'''
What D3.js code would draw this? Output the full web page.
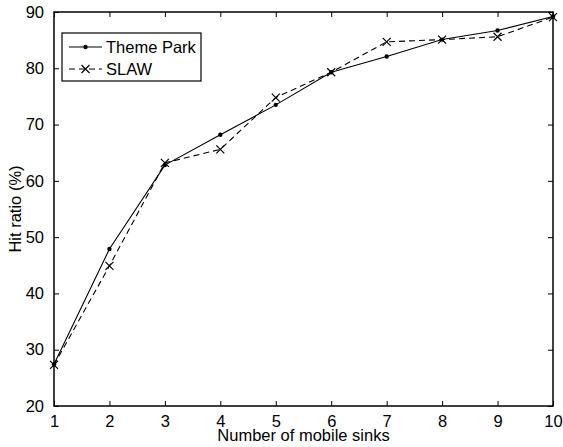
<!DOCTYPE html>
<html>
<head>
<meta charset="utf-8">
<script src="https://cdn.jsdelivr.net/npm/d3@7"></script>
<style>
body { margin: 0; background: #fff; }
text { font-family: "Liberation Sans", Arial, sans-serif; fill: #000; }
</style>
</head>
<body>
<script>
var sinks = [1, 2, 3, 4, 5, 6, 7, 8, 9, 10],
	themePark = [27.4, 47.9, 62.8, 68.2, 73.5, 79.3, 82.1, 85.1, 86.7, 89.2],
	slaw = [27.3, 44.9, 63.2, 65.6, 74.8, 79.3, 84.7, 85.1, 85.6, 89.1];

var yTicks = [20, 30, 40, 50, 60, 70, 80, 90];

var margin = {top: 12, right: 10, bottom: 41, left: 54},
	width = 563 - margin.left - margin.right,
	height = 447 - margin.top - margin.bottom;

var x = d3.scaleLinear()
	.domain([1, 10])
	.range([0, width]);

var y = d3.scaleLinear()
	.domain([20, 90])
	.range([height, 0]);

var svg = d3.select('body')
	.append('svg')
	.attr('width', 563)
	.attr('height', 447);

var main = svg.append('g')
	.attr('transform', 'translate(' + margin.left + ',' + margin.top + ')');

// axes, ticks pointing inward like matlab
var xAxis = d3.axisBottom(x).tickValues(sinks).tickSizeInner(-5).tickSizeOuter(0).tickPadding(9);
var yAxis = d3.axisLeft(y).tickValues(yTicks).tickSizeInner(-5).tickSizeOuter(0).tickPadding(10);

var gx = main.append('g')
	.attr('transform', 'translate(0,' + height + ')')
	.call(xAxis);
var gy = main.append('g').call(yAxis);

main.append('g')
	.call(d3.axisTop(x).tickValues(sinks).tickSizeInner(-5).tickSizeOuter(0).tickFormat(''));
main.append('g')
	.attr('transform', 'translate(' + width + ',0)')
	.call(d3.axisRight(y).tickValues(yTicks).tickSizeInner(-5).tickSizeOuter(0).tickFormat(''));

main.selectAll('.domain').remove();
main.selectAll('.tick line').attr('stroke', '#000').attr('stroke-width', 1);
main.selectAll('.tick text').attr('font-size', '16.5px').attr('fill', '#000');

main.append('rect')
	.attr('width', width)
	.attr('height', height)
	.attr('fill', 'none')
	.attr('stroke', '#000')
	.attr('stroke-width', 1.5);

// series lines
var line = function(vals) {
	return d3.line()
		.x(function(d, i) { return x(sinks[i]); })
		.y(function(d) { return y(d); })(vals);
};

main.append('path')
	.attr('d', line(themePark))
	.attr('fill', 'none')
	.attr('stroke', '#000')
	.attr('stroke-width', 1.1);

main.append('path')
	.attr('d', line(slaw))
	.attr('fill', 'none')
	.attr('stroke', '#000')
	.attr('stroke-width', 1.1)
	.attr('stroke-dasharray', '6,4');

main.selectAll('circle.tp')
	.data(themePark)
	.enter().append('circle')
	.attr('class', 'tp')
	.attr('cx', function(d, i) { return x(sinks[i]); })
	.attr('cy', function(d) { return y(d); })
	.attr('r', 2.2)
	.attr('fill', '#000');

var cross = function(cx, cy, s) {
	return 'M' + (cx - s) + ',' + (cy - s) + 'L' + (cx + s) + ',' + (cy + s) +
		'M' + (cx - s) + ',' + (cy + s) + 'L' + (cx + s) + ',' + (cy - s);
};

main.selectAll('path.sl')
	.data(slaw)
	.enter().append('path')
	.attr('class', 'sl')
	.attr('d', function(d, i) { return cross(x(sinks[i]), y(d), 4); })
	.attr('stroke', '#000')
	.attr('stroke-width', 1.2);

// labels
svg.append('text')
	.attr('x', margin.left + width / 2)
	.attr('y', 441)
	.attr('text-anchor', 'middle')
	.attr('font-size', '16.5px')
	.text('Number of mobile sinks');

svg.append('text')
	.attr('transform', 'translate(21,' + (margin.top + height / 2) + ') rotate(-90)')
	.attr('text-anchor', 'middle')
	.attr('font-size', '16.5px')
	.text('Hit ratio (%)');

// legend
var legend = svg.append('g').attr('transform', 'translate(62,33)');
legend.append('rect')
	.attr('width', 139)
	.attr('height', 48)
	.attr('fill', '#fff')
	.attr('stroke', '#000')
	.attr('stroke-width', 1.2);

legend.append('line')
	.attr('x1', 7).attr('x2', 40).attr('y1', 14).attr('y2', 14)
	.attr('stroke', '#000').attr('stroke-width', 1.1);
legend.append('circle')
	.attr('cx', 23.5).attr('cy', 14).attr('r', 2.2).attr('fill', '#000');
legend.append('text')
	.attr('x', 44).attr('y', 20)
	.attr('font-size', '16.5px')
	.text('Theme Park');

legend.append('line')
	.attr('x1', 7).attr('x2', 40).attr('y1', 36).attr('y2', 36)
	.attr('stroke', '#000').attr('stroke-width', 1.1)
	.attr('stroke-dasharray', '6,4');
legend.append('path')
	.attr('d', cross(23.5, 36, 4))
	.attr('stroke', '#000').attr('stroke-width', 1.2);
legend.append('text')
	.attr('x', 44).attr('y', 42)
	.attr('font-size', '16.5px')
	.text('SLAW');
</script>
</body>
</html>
'''
* [Task details]: Reproduce exactly the run of lines that opens the listing and closes with the line holding "85.1, 85.6, 89.1];". Pictures are excluded.

* [Final answer]:
What D3.js code would draw this? Output the full web page.
<!DOCTYPE html>
<html>
<head>
<meta charset="utf-8">
<script src="https://cdn.jsdelivr.net/npm/d3@7"></script>
<style>
body { margin: 0; background: #fff; }
text { font-family: "Liberation Sans", Arial, sans-serif; fill: #000; }
</style>
</head>
<body>
<script>
var sinks = [1, 2, 3, 4, 5, 6, 7, 8, 9, 10],
	themePark = [27.4, 47.9, 62.8, 68.2, 73.5, 79.3, 82.1, 85.1, 86.7, 89.2],
	slaw = [27.3, 44.9, 63.2, 65.6, 74.8, 79.3, 84.7, 85.1, 85.6, 89.1];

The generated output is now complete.